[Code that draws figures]
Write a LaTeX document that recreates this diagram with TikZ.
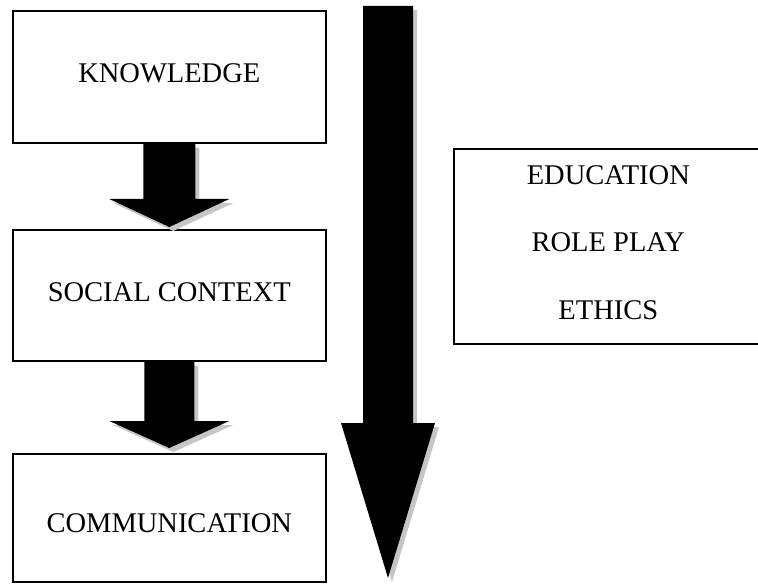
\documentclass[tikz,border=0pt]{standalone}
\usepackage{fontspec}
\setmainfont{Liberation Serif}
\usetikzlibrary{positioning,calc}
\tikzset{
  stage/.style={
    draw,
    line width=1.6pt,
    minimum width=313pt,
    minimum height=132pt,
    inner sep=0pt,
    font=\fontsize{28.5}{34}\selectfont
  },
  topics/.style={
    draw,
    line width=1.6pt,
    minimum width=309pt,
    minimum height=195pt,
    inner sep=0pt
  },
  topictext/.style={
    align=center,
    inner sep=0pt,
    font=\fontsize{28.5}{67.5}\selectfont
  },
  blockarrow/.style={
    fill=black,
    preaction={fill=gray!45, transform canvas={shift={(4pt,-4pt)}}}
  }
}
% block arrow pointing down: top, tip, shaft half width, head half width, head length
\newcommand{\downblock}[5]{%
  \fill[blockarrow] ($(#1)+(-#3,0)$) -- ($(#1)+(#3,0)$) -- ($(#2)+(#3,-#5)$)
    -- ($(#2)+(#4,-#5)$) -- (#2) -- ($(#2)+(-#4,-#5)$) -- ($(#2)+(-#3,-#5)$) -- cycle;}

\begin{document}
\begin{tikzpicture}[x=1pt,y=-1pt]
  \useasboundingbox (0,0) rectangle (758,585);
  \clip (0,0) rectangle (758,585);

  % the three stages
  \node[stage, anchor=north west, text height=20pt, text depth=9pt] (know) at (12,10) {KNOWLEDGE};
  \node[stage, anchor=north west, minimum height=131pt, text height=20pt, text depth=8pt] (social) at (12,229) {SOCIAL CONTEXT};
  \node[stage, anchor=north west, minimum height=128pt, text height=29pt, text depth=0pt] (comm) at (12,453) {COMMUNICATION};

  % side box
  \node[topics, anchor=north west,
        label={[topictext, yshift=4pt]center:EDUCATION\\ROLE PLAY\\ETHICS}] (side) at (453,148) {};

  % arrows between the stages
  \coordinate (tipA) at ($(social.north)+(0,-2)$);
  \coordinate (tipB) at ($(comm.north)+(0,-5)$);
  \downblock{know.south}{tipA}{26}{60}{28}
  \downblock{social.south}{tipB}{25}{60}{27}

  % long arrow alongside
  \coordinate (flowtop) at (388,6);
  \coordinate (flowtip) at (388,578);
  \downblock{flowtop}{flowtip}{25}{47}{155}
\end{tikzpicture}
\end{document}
---
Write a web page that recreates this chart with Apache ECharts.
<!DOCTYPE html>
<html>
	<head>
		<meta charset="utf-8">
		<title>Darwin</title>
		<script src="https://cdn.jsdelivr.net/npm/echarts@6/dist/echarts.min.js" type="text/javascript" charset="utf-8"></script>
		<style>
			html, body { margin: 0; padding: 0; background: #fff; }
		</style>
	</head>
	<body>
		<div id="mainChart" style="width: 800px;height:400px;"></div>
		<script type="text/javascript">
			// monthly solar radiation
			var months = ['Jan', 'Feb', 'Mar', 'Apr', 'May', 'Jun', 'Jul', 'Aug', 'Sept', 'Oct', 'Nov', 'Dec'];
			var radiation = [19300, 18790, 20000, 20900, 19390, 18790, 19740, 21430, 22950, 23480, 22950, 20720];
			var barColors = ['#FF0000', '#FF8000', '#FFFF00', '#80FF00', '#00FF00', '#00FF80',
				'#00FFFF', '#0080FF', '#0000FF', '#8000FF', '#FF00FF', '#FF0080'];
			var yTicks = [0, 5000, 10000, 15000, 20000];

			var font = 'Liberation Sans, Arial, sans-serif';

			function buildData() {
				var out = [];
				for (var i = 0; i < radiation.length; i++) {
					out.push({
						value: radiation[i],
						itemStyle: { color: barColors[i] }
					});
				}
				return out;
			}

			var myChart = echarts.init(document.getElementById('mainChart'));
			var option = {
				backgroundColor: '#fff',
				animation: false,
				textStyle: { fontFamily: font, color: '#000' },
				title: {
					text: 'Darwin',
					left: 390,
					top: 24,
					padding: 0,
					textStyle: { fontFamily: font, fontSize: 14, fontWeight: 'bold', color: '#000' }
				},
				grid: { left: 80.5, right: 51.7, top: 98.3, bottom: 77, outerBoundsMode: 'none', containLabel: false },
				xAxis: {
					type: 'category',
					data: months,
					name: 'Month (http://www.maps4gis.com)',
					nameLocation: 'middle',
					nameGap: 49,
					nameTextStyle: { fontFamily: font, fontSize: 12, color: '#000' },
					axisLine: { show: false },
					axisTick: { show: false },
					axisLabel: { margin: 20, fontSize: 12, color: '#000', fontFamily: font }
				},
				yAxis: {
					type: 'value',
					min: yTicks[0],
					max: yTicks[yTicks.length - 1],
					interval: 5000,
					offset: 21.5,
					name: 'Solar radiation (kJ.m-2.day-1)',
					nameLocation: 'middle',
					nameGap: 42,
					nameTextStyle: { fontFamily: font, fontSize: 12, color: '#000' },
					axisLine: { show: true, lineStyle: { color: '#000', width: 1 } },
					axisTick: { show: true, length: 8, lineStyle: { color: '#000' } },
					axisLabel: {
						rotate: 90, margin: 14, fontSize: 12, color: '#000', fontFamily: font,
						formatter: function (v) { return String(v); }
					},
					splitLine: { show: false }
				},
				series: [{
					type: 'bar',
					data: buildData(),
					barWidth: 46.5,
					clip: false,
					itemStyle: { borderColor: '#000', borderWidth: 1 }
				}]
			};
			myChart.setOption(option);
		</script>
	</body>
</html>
--
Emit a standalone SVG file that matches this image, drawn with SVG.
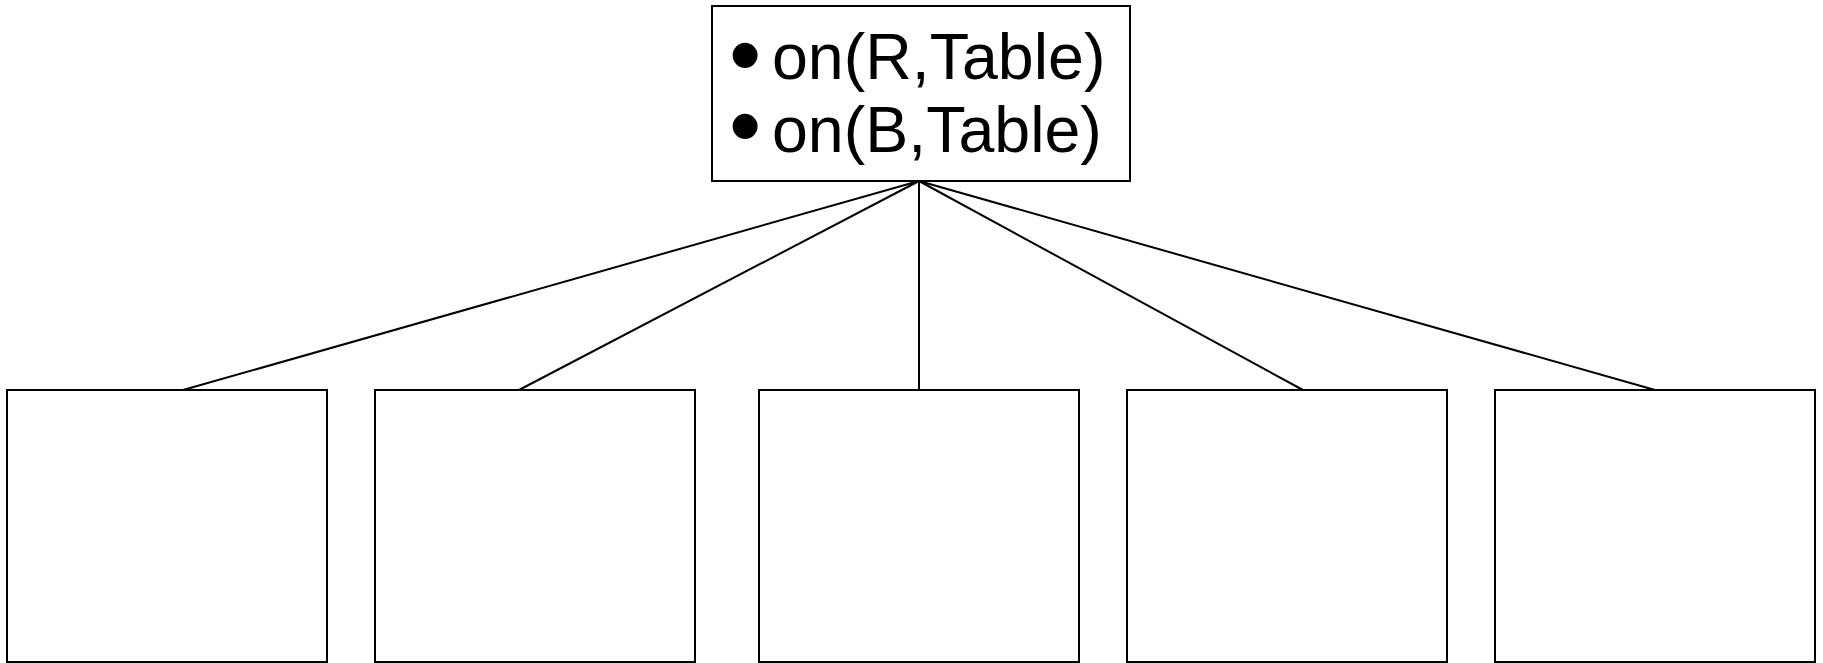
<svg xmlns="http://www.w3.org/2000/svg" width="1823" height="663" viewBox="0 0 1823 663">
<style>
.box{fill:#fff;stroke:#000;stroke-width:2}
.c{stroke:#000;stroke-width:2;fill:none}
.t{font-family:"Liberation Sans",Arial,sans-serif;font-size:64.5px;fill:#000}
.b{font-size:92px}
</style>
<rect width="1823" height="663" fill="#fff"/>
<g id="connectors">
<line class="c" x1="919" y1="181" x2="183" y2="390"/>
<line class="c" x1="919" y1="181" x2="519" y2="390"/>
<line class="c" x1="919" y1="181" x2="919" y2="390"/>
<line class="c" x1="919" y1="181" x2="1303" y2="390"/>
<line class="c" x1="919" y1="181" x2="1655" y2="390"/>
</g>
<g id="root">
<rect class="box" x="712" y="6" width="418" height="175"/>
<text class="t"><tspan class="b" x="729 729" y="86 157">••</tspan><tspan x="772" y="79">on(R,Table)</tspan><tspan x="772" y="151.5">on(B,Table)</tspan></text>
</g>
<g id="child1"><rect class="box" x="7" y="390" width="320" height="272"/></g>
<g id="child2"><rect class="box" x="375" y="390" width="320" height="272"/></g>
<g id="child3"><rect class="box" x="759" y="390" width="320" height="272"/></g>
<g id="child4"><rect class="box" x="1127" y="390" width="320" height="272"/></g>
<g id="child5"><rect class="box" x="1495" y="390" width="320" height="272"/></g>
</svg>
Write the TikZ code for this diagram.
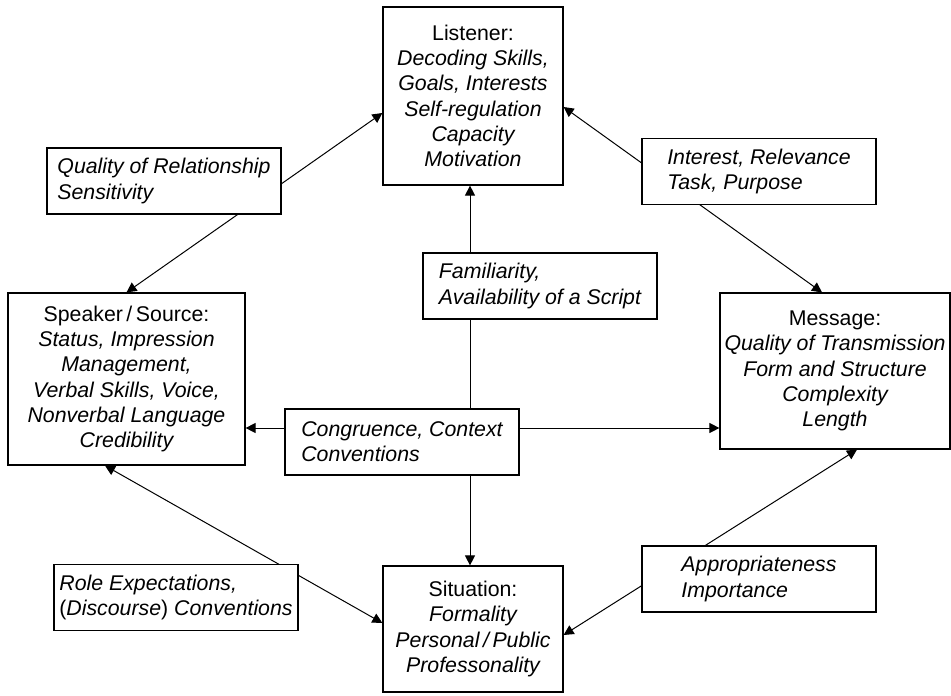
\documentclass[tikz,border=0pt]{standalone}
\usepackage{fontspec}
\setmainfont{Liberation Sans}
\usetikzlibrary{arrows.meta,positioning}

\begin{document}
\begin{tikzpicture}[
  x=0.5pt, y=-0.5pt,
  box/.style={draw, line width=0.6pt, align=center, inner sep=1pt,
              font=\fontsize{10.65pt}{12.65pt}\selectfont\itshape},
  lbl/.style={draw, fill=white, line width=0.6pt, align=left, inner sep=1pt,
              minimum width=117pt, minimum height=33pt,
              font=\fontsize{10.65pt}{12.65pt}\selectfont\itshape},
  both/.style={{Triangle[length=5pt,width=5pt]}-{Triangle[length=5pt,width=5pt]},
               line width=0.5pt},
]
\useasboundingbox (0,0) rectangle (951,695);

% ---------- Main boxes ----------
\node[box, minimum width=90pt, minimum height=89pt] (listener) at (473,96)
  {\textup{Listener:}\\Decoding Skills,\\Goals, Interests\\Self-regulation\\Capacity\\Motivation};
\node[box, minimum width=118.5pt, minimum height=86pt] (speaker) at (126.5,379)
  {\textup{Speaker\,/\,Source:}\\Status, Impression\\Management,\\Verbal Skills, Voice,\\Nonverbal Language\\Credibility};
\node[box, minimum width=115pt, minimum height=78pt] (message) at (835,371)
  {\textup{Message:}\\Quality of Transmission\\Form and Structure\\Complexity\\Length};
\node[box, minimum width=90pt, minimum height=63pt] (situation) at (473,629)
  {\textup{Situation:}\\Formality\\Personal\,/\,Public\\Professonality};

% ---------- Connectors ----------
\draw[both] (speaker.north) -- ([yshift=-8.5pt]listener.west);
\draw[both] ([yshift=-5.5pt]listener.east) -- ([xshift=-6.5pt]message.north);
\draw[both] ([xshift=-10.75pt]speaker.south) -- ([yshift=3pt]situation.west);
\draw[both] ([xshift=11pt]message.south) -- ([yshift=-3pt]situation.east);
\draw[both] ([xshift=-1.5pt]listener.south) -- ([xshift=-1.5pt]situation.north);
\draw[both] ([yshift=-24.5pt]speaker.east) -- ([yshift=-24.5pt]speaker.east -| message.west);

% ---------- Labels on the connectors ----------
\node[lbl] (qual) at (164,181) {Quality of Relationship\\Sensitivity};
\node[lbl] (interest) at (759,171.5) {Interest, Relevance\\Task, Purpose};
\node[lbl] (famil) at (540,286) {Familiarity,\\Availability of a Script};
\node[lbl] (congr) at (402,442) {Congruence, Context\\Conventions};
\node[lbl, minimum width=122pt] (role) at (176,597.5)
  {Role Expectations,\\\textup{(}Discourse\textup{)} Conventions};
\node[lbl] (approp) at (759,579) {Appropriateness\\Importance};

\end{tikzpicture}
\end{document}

● Aim:
Copy word for word only the lines above from the one with "Write the TikZ code for this diagram." through the one with "([yshift=-24.5pt]speaker.east -| message.west);". Leave pictures out.

● Output below:
Write the TikZ code for this diagram.
\documentclass[tikz,border=0pt]{standalone}
\usepackage{fontspec}
\setmainfont{Liberation Sans}
\usetikzlibrary{arrows.meta,positioning}

\begin{document}
\begin{tikzpicture}[
  x=0.5pt, y=-0.5pt,
  box/.style={draw, line width=0.6pt, align=center, inner sep=1pt,
              font=\fontsize{10.65pt}{12.65pt}\selectfont\itshape},
  lbl/.style={draw, fill=white, line width=0.6pt, align=left, inner sep=1pt,
              minimum width=117pt, minimum height=33pt,
              font=\fontsize{10.65pt}{12.65pt}\selectfont\itshape},
  both/.style={{Triangle[length=5pt,width=5pt]}-{Triangle[length=5pt,width=5pt]},
               line width=0.5pt},
]
\useasboundingbox (0,0) rectangle (951,695);

% ---------- Main boxes ----------
\node[box, minimum width=90pt, minimum height=89pt] (listener) at (473,96)
  {\textup{Listener:}\\Decoding Skills,\\Goals, Interests\\Self-regulation\\Capacity\\Motivation};
\node[box, minimum width=118.5pt, minimum height=86pt] (speaker) at (126.5,379)
  {\textup{Speaker\,/\,Source:}\\Status, Impression\\Management,\\Verbal Skills, Voice,\\Nonverbal Language\\Credibility};
\node[box, minimum width=115pt, minimum height=78pt] (message) at (835,371)
  {\textup{Message:}\\Quality of Transmission\\Form and Structure\\Complexity\\Length};
\node[box, minimum width=90pt, minimum height=63pt] (situation) at (473,629)
  {\textup{Situation:}\\Formality\\Personal\,/\,Public\\Professonality};

% ---------- Connectors ----------
\draw[both] (speaker.north) -- ([yshift=-8.5pt]listener.west);
\draw[both] ([yshift=-5.5pt]listener.east) -- ([xshift=-6.5pt]message.north);
\draw[both] ([xshift=-10.75pt]speaker.south) -- ([yshift=3pt]situation.west);
\draw[both] ([xshift=11pt]message.south) -- ([yshift=-3pt]situation.east);
\draw[both] ([xshift=-1.5pt]listener.south) -- ([xshift=-1.5pt]situation.north);
\draw[both] ([yshift=-24.5pt]speaker.east) -- ([yshift=-24.5pt]speaker.east -| message.west);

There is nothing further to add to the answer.